* [Aim of the task]
Set down each line of the material that follows, exactly, with no pictures.

* [Material provided]
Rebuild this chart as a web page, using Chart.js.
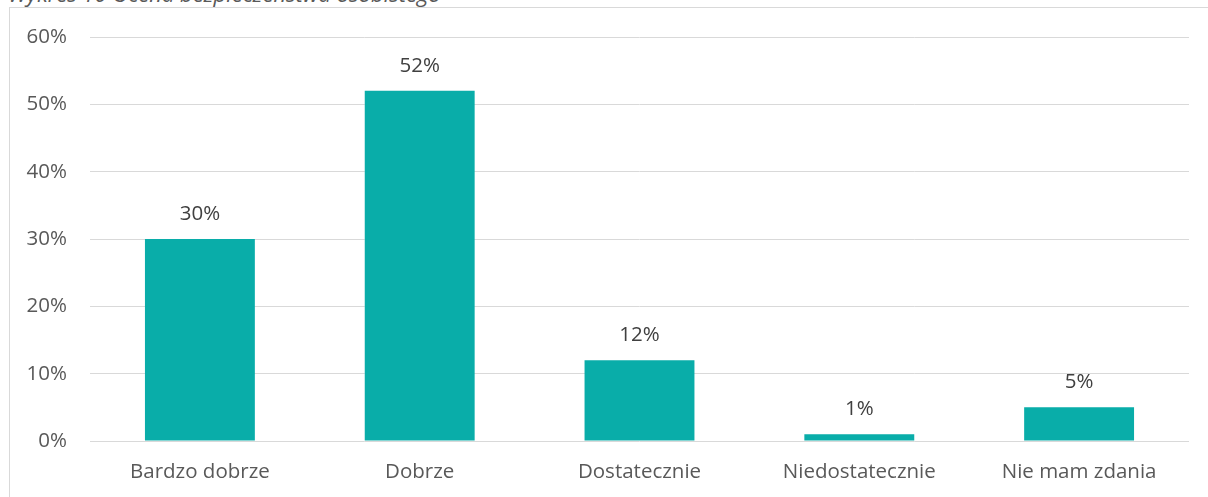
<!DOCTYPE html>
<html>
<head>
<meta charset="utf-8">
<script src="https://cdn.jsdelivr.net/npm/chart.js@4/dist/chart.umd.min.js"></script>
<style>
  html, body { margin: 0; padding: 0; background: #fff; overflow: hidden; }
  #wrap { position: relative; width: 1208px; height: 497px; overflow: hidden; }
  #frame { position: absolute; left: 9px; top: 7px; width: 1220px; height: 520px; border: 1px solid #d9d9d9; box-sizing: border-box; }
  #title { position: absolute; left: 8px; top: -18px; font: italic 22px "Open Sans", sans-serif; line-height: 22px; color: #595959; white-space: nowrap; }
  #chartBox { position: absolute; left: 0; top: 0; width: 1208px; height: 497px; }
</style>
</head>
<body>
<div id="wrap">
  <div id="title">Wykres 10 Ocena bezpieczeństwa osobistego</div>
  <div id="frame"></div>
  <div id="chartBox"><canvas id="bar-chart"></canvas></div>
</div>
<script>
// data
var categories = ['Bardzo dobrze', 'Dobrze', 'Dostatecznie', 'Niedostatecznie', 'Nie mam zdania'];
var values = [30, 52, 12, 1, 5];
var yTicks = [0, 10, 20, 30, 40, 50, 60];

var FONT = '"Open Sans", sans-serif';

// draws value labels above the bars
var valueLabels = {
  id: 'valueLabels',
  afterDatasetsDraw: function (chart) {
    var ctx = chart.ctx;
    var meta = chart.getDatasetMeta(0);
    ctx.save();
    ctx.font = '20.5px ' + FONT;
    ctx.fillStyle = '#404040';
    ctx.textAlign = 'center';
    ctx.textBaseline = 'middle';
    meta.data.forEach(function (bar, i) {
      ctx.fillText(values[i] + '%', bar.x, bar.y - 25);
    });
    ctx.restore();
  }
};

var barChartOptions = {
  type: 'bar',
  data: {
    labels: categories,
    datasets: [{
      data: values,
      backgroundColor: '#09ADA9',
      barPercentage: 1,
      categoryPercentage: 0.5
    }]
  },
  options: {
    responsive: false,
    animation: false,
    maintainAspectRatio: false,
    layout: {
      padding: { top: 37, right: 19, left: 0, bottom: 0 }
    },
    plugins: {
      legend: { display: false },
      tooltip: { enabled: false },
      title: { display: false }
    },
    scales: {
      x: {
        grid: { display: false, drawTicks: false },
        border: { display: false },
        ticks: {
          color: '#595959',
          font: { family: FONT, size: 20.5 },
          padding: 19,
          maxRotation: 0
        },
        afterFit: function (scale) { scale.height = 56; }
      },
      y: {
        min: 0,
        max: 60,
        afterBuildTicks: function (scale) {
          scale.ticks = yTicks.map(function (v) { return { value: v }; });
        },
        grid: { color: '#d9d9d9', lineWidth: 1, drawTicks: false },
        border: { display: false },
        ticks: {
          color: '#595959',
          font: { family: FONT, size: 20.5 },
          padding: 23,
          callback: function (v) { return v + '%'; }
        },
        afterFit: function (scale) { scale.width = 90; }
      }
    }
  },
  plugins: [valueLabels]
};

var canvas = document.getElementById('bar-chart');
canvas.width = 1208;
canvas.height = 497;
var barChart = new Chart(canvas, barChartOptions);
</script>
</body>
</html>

* [Task result]
Rebuild this chart as a web page, using Chart.js.
<!DOCTYPE html>
<html>
<head>
<meta charset="utf-8">
<script src="https://cdn.jsdelivr.net/npm/chart.js@4/dist/chart.umd.min.js"></script>
<style>
  html, body { margin: 0; padding: 0; background: #fff; overflow: hidden; }
  #wrap { position: relative; width: 1208px; height: 497px; overflow: hidden; }
  #frame { position: absolute; left: 9px; top: 7px; width: 1220px; height: 520px; border: 1px solid #d9d9d9; box-sizing: border-box; }
  #title { position: absolute; left: 8px; top: -18px; font: italic 22px "Open Sans", sans-serif; line-height: 22px; color: #595959; white-space: nowrap; }
  #chartBox { position: absolute; left: 0; top: 0; width: 1208px; height: 497px; }
</style>
</head>
<body>
<div id="wrap">
  <div id="title">Wykres 10 Ocena bezpieczeństwa osobistego</div>
  <div id="frame"></div>
  <div id="chartBox"><canvas id="bar-chart"></canvas></div>
</div>
<script>
// data
var categories = ['Bardzo dobrze', 'Dobrze', 'Dostatecznie', 'Niedostatecznie', 'Nie mam zdania'];
var values = [30, 52, 12, 1, 5];
var yTicks = [0, 10, 20, 30, 40, 50, 60];

var FONT = '"Open Sans", sans-serif';

// draws value labels above the bars
var valueLabels = {
  id: 'valueLabels',
  afterDatasetsDraw: function (chart) {
    var ctx = chart.ctx;
    var meta = chart.getDatasetMeta(0);
    ctx.save();
    ctx.font = '20.5px ' + FONT;
    ctx.fillStyle = '#404040';
    ctx.textAlign = 'center';
    ctx.textBaseline = 'middle';
    meta.data.forEach(function (bar, i) {
      ctx.fillText(values[i] + '%', bar.x, bar.y - 25);
    });
    ctx.restore();
  }
};

var barChartOptions = {
  type: 'bar',
  data: {
    labels: categories,
    datasets: [{
      data: values,
      backgroundColor: '#09ADA9',
      barPercentage: 1,
      categoryPercentage: 0.5
    }]
  },
  options: {
    responsive: false,
    animation: false,
    maintainAspectRatio: false,
    layout: {
      padding: { top: 37, right: 19, left: 0, bottom: 0 }
    },
    plugins: {
      legend: { display: false },
      tooltip: { enabled: false },
      title: { display: false }
    },
    scales: {
      x: {
        grid: { display: false, drawTicks: false },
        border: { display: false },
        ticks: {
          color: '#595959',
          font: { family: FONT, size: 20.5 },
          padding: 19,
          maxRotation: 0
        },
        afterFit: function (scale) { scale.height = 56; }
      },
      y: {
        min: 0,
        max: 60,
        afterBuildTicks: function (scale) {
          scale.ticks = yTicks.map(function (v) { return { value: v }; });
        },
        grid: { color: '#d9d9d9', lineWidth: 1, drawTicks: false },
        border: { display: false },
        ticks: {
          color: '#595959',
          font: { family: FONT, size: 20.5 },
          padding: 23,
          callback: function (v) { return v + '%'; }
        },
        afterFit: function (scale) { scale.width = 90; }
      }
    }
  },
  plugins: [valueLabels]
};

var canvas = document.getElementById('bar-chart');
canvas.width = 1208;
canvas.height = 497;
var barChart = new Chart(canvas, barChartOptions);
</script>
</body>
</html>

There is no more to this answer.